Say that a forcing $\mathbb{P}$ is $\sigma$-closed if, for any decreasing sequence $\langle p_n : n \in\omega\rangle$ in P, there is some $q \in \mathbb{P}$ such that $q \leq p_n$ for all $n\in\omega$.
If $\mathbb{P}$ is $\sigma$-closed and $\mathcal{D}$ is a family of dense subsets $|\mathcal{D}|\leq\aleph_1$, then there exists a $\mathbb{P}$-generic over $\mathcal{D}$?
I know, if $\mathbb{P}$ is any notion forcing and $\mathcal{D}$ is a family of dense subsets and $\mathcal{D}:=\langle D_n:n<\omega\rangle$ is countable. We can find a sequence $\langle p_n:n<\omega\rangle$ such that $p_0:=p$, $p_{n+1}\leq p_n$ and $p_n\in D_n$, so set $G:=\{p\in\mathbb{P}:\exists n<\omega(p_n\leq p)\}$ work
I dont use the fact that $\mathbb{P}$ is $\sigma$-closed.
Any advice on how to proceed?
Let $\mathcal D = \{D_\alpha : \alpha <\omega_1\}.$ Recursively construct a decreasing sequence $\langle p_\alpha:\alpha<\omega_1\rangle$ such that $p_\alpha\in D_\alpha.$ The successor stages work just like in the countable case.
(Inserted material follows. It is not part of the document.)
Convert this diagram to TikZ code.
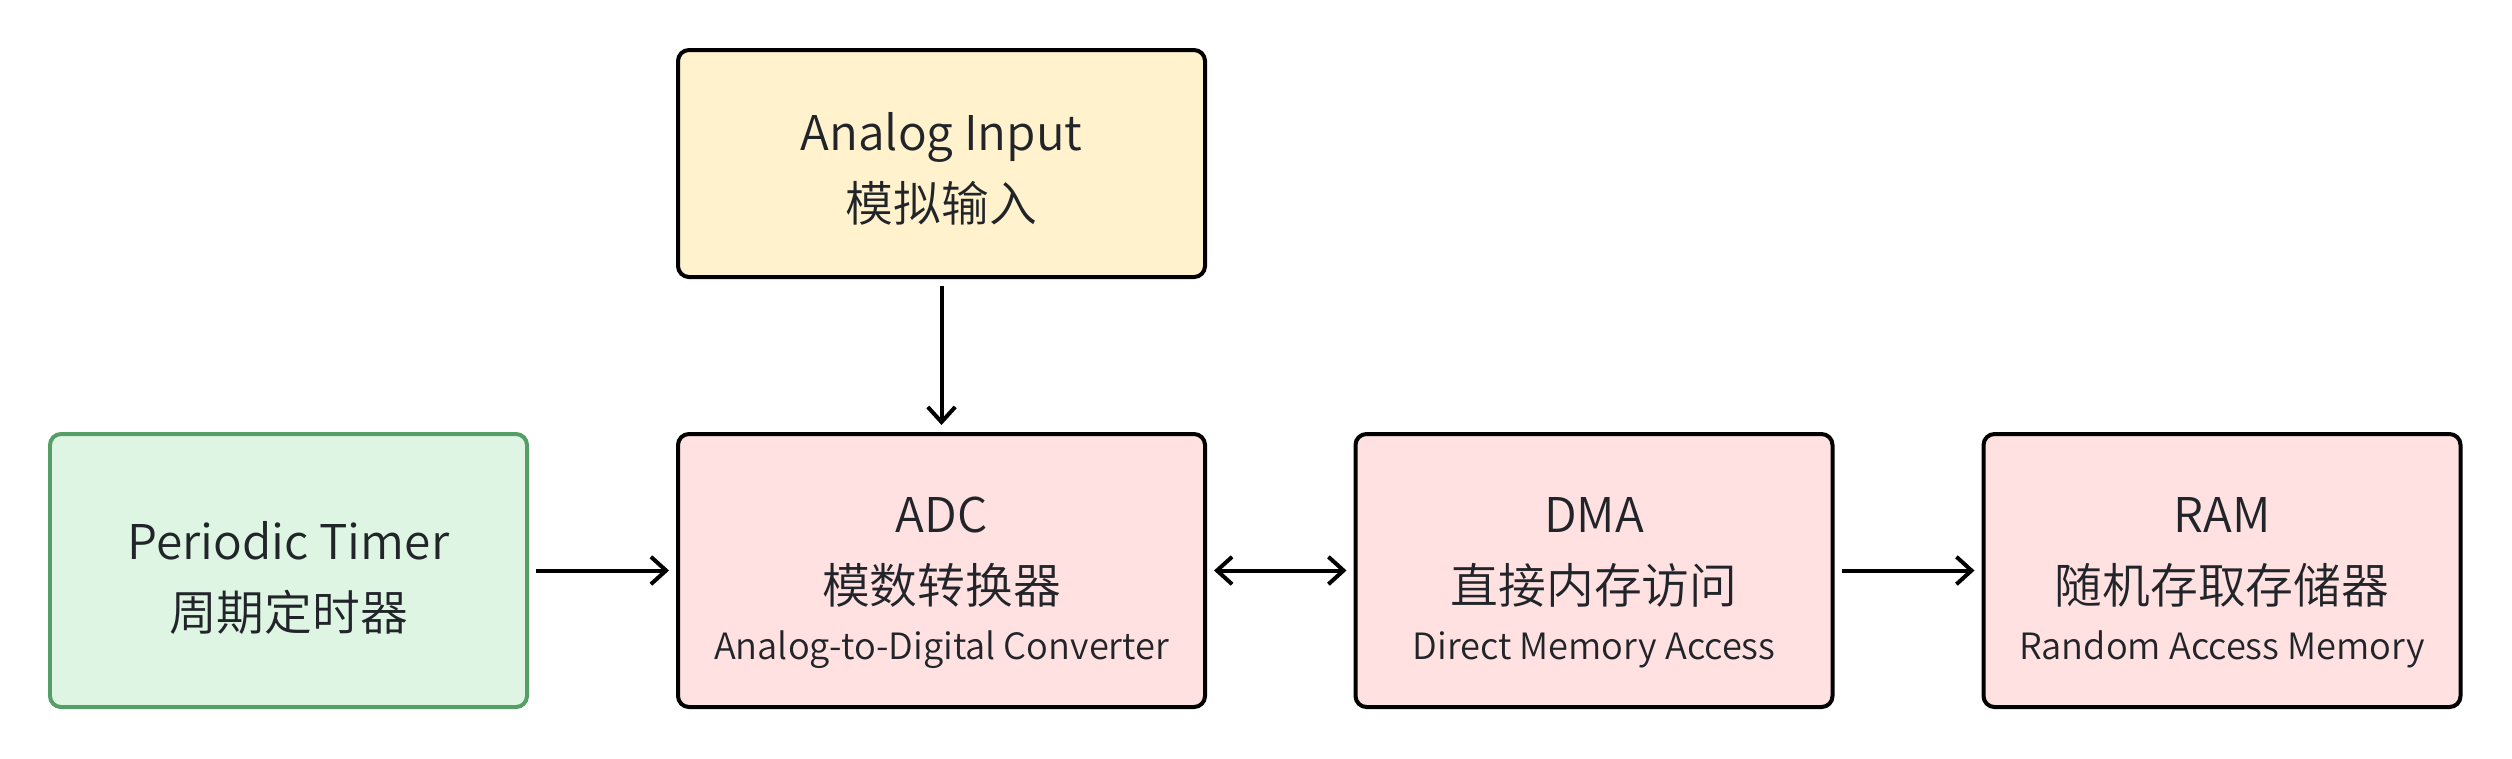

At a limit stage $\lambda$ take some sequence $\alpha_n$ cofinal in $\lambda$ of type $\omega$ and then use $\sigma$-closedness to get a $q\le p_{\alpha_n}$ for all $n,$ then take $p_\lambda \le q$ such that $p_\lambda \in D_\lambda.$ Like in the countable case, the $p_\alpha$ generate a filter, which is generic by construction.